Ugna is the incarnation of Lord Shiva as the servant of his devotee Maithili poet Vidyapati around 6th decades of 14th century in Mithila.

Mythological Story 

It is believed that Lord Shiva was so pleased and fascinated with the devotion of Vidyapati to him, he decided to meet the poet on the earth in human incarnation  as Ugna. Lord Shiva took the incarnation in human being wearing custum like servant. He reached the house of the poet Vidyapati in search of jobs. He met the poet and asked for job at his home. But Vidyapati was not so prosperous by wealth to provide job for him. Then Ugna agreed to work at the poet house on cost of two times daily food. Once a time Vidyapati was going to the king Shiv Singh court for meeting with the king in a very hot summer, then he felt very thirsty for water and asked Ugna to bring some water.

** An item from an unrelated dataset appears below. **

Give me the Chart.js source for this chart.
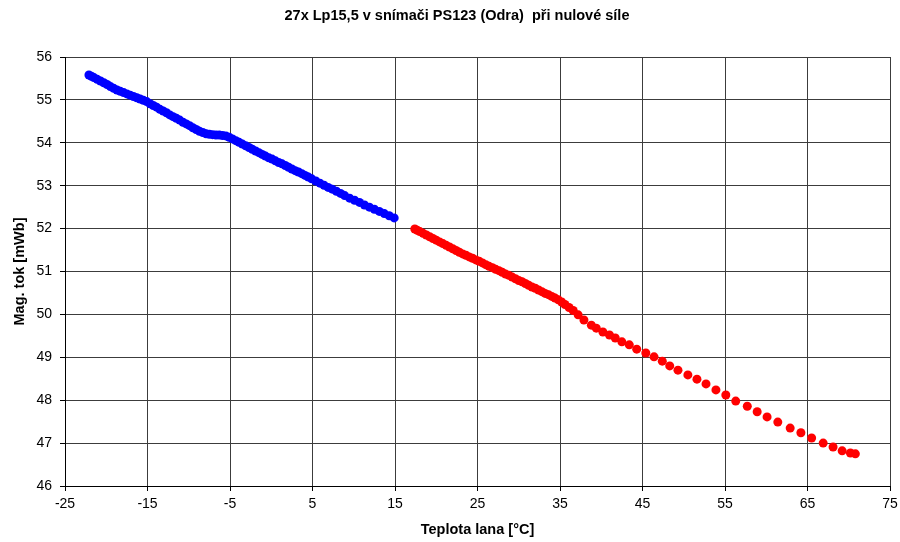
<!DOCTYPE html>
<html>
<head>
<meta charset="utf-8">
<script src="https://cdn.jsdelivr.net/npm/chart.js@4/dist/chart.umd.min.js"></script>
<style>
  body { margin: 0; background: #fff; }
  #chart { display: block; }
</style>
</head>
<body>
<canvas id="chart" width="900" height="542"></canvas>
<script>
// cable temperature [°C] vs. magnetic flux [mWb], cooling branch (blue)
const blueTemps = [
  -22.1, -21.8, -21.5, -21.1, -20.7, -20.3, -19.9, -19.5, -19.1, -18.7,
  -18.3, -17.9, -17.5, -17.1, -16.7, -16.3, -15.9, -15.5, -15.1, -14.7,
  -14.3, -13.9, -13.5, -13.1, -12.7, -12.3, -11.9, -11.5, -11.1, -10.7,
  -10.3, -9.9, -9.5, -9.1, -8.7, -8.3, -7.9, -7.5, -7.1, -6.7,
  -6.3, -5.9, -5.5, -5.1, -4.7, -4.3, -3.9, -3.5, -3.1, -2.7,
  -2.3, -1.9, -1.5, -1.1, -0.7, -0.3, 0.1, 0.5, 0.9, 1.3,
  1.7, 2.1, 2.5, 2.9, 3.3, 3.7, 4.1, 4.5, 4.9, 5.4,
  5.9, 6.4, 6.9, 7.4, 7.9, 8.4, 8.9, 9.5, 10.1, 10.7,
  11.3, 11.9, 12.5, 13.1, 13.7, 14.3, 14.9
];
const blueFlux = [
  55.58, 55.55, 55.52, 55.48, 55.44, 55.40, 55.36, 55.31, 55.27, 55.23,
  55.20, 55.17, 55.14, 55.11, 55.08, 55.05, 55.02, 54.99, 54.96, 54.91,
  54.87, 54.83, 54.78, 54.74, 54.70, 54.65, 54.61, 54.57, 54.53, 54.48,
  54.44, 54.40, 54.35, 54.31, 54.27, 54.24, 54.21, 54.20, 54.19, 54.18,
  54.18, 54.17, 54.16, 54.13, 54.09, 54.05, 54.01, 53.97, 53.93, 53.89,
  53.85, 53.81, 53.77, 53.73, 53.69, 53.65, 53.62, 53.58, 53.54, 53.51,
  53.47, 53.43, 53.39, 53.35, 53.32, 53.28, 53.24, 53.20, 53.16, 53.11,
  53.06, 53.01, 52.96, 52.92, 52.87, 52.82, 52.77, 52.71, 52.66, 52.61,
  52.55, 52.50, 52.45, 52.40, 52.35, 52.30, 52.25
];

// heating branch (red)
const redTemps = [
  17.4, 17.7, 18.0, 18.4, 18.8, 19.2, 19.6, 20.0, 20.4, 20.8,
  21.2, 21.6, 22.0, 22.4, 22.8, 23.2, 23.6, 24.0, 24.4, 24.8,
  25.2, 25.6, 26.0, 26.4, 26.8, 27.2, 27.6, 28.0, 28.4, 28.8,
  29.2, 29.6, 30.0, 30.4, 30.8, 31.2, 31.6, 32.0, 32.4, 32.8,
  33.2, 33.6, 34.0, 34.4, 34.8, 35.2, 35.6, 36.1, 36.6, 37.2,
  37.9, 38.8, 39.4, 40.2, 41.0, 41.7, 42.5, 43.4, 44.3, 45.4,
  46.4, 47.4, 48.3, 49.3, 50.5, 51.6, 52.7, 53.9, 55.1, 56.3,
  57.7, 58.9, 60.1, 61.4, 62.9, 64.2, 65.5, 66.9, 68.1, 69.2,
  70.2, 70.8
];
const redFlux = [
  51.99, 51.96, 51.93, 51.89, 51.85, 51.81, 51.77, 51.73, 51.69, 51.65,
  51.61, 51.57, 51.53, 51.49, 51.45, 51.41, 51.38, 51.34, 51.31, 51.27,
  51.24, 51.20, 51.16, 51.12, 51.09, 51.05, 51.02, 50.98, 50.94, 50.91,
  50.87, 50.83, 50.79, 50.76, 50.72, 50.68, 50.64, 50.61, 50.57, 50.53,
  50.49, 50.46, 50.42, 50.38, 50.34, 50.29, 50.23, 50.16, 50.09, 49.99,
  49.87, 49.75, 49.68, 49.59, 49.52, 49.45, 49.36, 49.29, 49.19, 49.10,
  49.01, 48.91, 48.80, 48.70, 48.59, 48.49, 48.38, 48.24, 48.12, 47.98,
  47.86, 47.73, 47.61, 47.49, 47.35, 47.24, 47.12, 47.00, 46.91, 46.82,
  46.77, 46.75
];

const xRange = [-25, 75];
const yRange = [46, 56];
const titleText = '27x Lp15,5 v snímači PS123 (Odra)  při nulové síle';
const xTitle = 'Teplota lana [°C]';
const yTitle = 'Mag. tok [mWb]';

const fontFamily = "'Liberation Sans', Arial, sans-serif";

const toPoints = function(xs, ys){
  return xs.map((x, i) => ({x: x, y: ys[i]}));
}

const makeDataset = function(xs, ys, color){
  return {
    data: toPoints(xs, ys),
    backgroundColor: color,
    borderWidth: 0,
    pointRadius: 4.5,
    pointHoverRadius: 4.5,
    showLine: false
  };
}

// chart heading sits a bit right of the canvas centre, so draw it by hand
const headingPlugin = {
  id: 'heading',
  afterDraw: function(chart){
    const c = chart.ctx;
    c.save();
    c.font = 'bold 14.5px ' + fontFamily;
    c.fillStyle = '#000';
    c.textAlign = 'center';
    c.textBaseline = 'middle';
    c.fillText(titleText, 457, 16);
    c.restore();
  }
}

Chart.defaults.font.family = fontFamily;
Chart.defaults.font.size = 14;
Chart.defaults.color = '#000';

const ctx = document.getElementById('chart').getContext('2d');
new Chart(ctx, {
  type: 'scatter',
  data: {
    datasets: [
      makeDataset(blueTemps, blueFlux, '#0000ff'),
      makeDataset(redTemps, redFlux, '#ff0000')
    ]
  },
  plugins: [headingPlugin],
  options: {
    responsive: false,
    animation: false,
    devicePixelRatio: 1,
    layout: { padding: { left: 0, right: 10, top: 57, bottom: 0 } },
    plugins: {
      legend: { display: false },
      tooltip: { enabled: false },
      title: { display: false }
    },
    scales: {
      x: {
        type: 'linear',
        min: xRange[0],
        max: xRange[1],
        ticks: { stepSize: 10, padding: 5, maxRotation: 0 },
        grid: { color: '#3c3c3c', lineWidth: 1, tickLength: 5, tickColor: '#000' },
        border: { color: '#000', width: 1 },
        title: {
          display: true,
          text: xTitle,
          font: { size: 14.5, weight: 'bold' },
          padding: { top: 0, bottom: 3.3 }
        },
        afterFit: function(scale){
          scale.height = 56;
          // end labels may hang past the plot edge, there is room for them
          scale.paddingLeft = 0;
          scale.paddingRight = 0;
        }
      },
      y: {
        type: 'linear',
        min: yRange[0],
        max: yRange[1],
        ticks: { stepSize: 1, padding: 8 },
        grid: { color: '#3c3c3c', lineWidth: 1, tickLength: 5, tickColor: '#000' },
        border: { color: '#000', width: 1 },
        title: {
          display: true,
          text: yTitle,
          font: { size: 14.5, weight: 'bold' },
          padding: { top: 11.3, bottom: 0 }
        },
        afterFit: function(scale){ scale.width = 65; }
      }
    }
  }
});
</script>
</body>
</html>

Ugna went few distances out of the sight of Vidyapati and full his lota with Gangajal from his Jatta. Then he came back to Vidyapati and give the full lota of water to the poet to drink the water. When Vidyapati drank the water, he felt the taste of the water as Gangajal. After drinking the water, Vidyapati looked around at a far distance in search of the source of the water but he found no such source of water around him and  he astonished. Then he asked Ugna to show the source of water but Ugna was unable to show the source of the water. Then Vidyapati prayed to Ugna and asked him to clearify his true identity. After many appeals from Vidyapati Ugna finally showed his true identity as Lord Shiva. Then the Lord Shiva asked Vidyapati to promise him not to reveal his true identity to anyone and Vidyapati agreed to not reveal his true identity to anyone. But one day the wife of the poet was very angry with Ugna and tried to beat him by burning wood. Vidyapati saw this incident and suddenly revealed the true identity of Ugna to stop his wife from beating him by the burning wood. And then Ugna showing his true identity disappeared from there forever.

Related Places 
Bhavanipur, Madhubani: It is said that, Ugna appeared in the form Lord Shiva infront of Vidyapati at Bhavanipur village of Madhubani district in Mithila region of Bihar.

Bisfi, Madhubani: Similarly it is believed that Lord Shiva took the incarnation of Ugna at Bisfi village of Madhubani district in Mithila region of Bihar. It is also the birth place of Vidyapati.